*Required task*
Leave out the pictures and copy each record below exactly.

Plotting code records:
--- --- ---

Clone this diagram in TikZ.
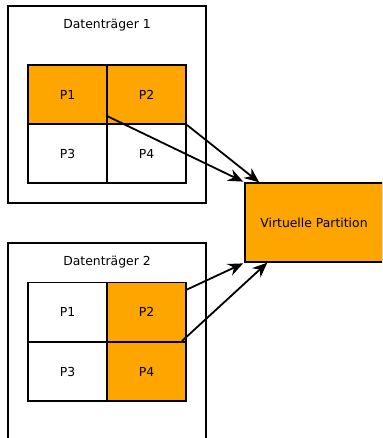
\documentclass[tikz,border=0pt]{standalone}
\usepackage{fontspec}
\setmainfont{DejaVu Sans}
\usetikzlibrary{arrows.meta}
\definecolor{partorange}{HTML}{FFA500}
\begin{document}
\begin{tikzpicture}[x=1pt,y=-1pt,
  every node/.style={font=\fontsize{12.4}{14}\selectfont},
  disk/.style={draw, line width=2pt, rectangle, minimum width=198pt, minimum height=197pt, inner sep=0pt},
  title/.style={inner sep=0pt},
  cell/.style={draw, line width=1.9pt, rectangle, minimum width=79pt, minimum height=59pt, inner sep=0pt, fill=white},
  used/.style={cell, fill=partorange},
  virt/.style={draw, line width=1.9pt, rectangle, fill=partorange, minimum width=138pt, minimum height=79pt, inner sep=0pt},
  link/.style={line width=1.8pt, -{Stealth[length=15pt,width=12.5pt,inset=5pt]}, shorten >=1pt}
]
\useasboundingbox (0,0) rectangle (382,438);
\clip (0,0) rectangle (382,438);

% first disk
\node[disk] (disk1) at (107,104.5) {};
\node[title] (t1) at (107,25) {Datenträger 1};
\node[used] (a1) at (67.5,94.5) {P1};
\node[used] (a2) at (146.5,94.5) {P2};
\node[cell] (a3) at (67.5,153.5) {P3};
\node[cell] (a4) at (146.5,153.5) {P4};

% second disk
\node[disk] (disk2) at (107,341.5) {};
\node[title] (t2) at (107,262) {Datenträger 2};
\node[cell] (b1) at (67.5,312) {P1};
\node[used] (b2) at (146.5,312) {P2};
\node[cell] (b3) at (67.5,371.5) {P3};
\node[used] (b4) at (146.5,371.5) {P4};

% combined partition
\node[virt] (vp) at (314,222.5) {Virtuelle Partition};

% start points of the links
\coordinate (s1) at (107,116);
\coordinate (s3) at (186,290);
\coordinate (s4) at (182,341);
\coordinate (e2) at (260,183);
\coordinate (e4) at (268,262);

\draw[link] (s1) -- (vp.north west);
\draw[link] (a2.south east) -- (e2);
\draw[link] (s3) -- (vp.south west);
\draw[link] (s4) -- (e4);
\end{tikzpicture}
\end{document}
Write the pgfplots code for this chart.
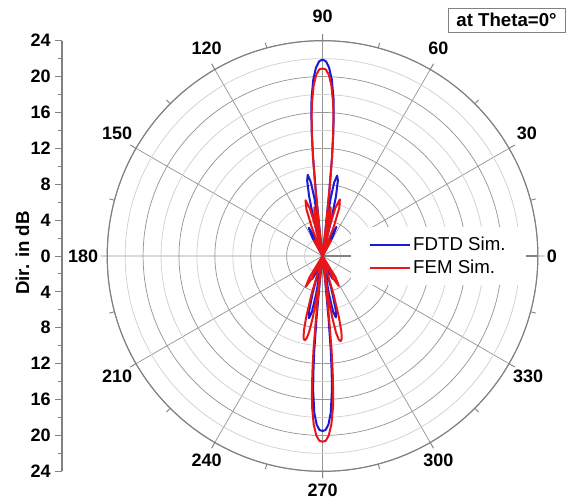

--- --- ---

*Exercise solution*
Clone this diagram in TikZ.
\documentclass[tikz,border=0pt]{standalone}
\usepackage{fontspec}
\setmainfont{DejaVu Sans}
\usetikzlibrary{arrows.meta}
\definecolor{partorange}{HTML}{FFA500}
\begin{document}
\begin{tikzpicture}[x=1pt,y=-1pt,
  every node/.style={font=\fontsize{12.4}{14}\selectfont},
  disk/.style={draw, line width=2pt, rectangle, minimum width=198pt, minimum height=197pt, inner sep=0pt},
  title/.style={inner sep=0pt},
  cell/.style={draw, line width=1.9pt, rectangle, minimum width=79pt, minimum height=59pt, inner sep=0pt, fill=white},
  used/.style={cell, fill=partorange},
  virt/.style={draw, line width=1.9pt, rectangle, fill=partorange, minimum width=138pt, minimum height=79pt, inner sep=0pt},
  link/.style={line width=1.8pt, -{Stealth[length=15pt,width=12.5pt,inset=5pt]}, shorten >=1pt}
]
\useasboundingbox (0,0) rectangle (382,438);
\clip (0,0) rectangle (382,438);

% first disk
\node[disk] (disk1) at (107,104.5) {};
\node[title] (t1) at (107,25) {Datenträger 1};
\node[used] (a1) at (67.5,94.5) {P1};
\node[used] (a2) at (146.5,94.5) {P2};
\node[cell] (a3) at (67.5,153.5) {P3};
\node[cell] (a4) at (146.5,153.5) {P4};

% second disk
\node[disk] (disk2) at (107,341.5) {};
\node[title] (t2) at (107,262) {Datenträger 2};
\node[cell] (b1) at (67.5,312) {P1};
\node[used] (b2) at (146.5,312) {P2};
\node[cell] (b3) at (67.5,371.5) {P3};
\node[used] (b4) at (146.5,371.5) {P4};

% combined partition
\node[virt] (vp) at (314,222.5) {Virtuelle Partition};

% start points of the links
\coordinate (s1) at (107,116);
\coordinate (s3) at (186,290);
\coordinate (s4) at (182,341);
\coordinate (e2) at (260,183);
\coordinate (e4) at (268,262);

\draw[link] (s1) -- (vp.north west);
\draw[link] (a2.south east) -- (e2);
\draw[link] (s3) -- (vp.south west);
\draw[link] (s4) -- (e4);
\end{tikzpicture}
\end{document}
Write the pgfplots code for this chart.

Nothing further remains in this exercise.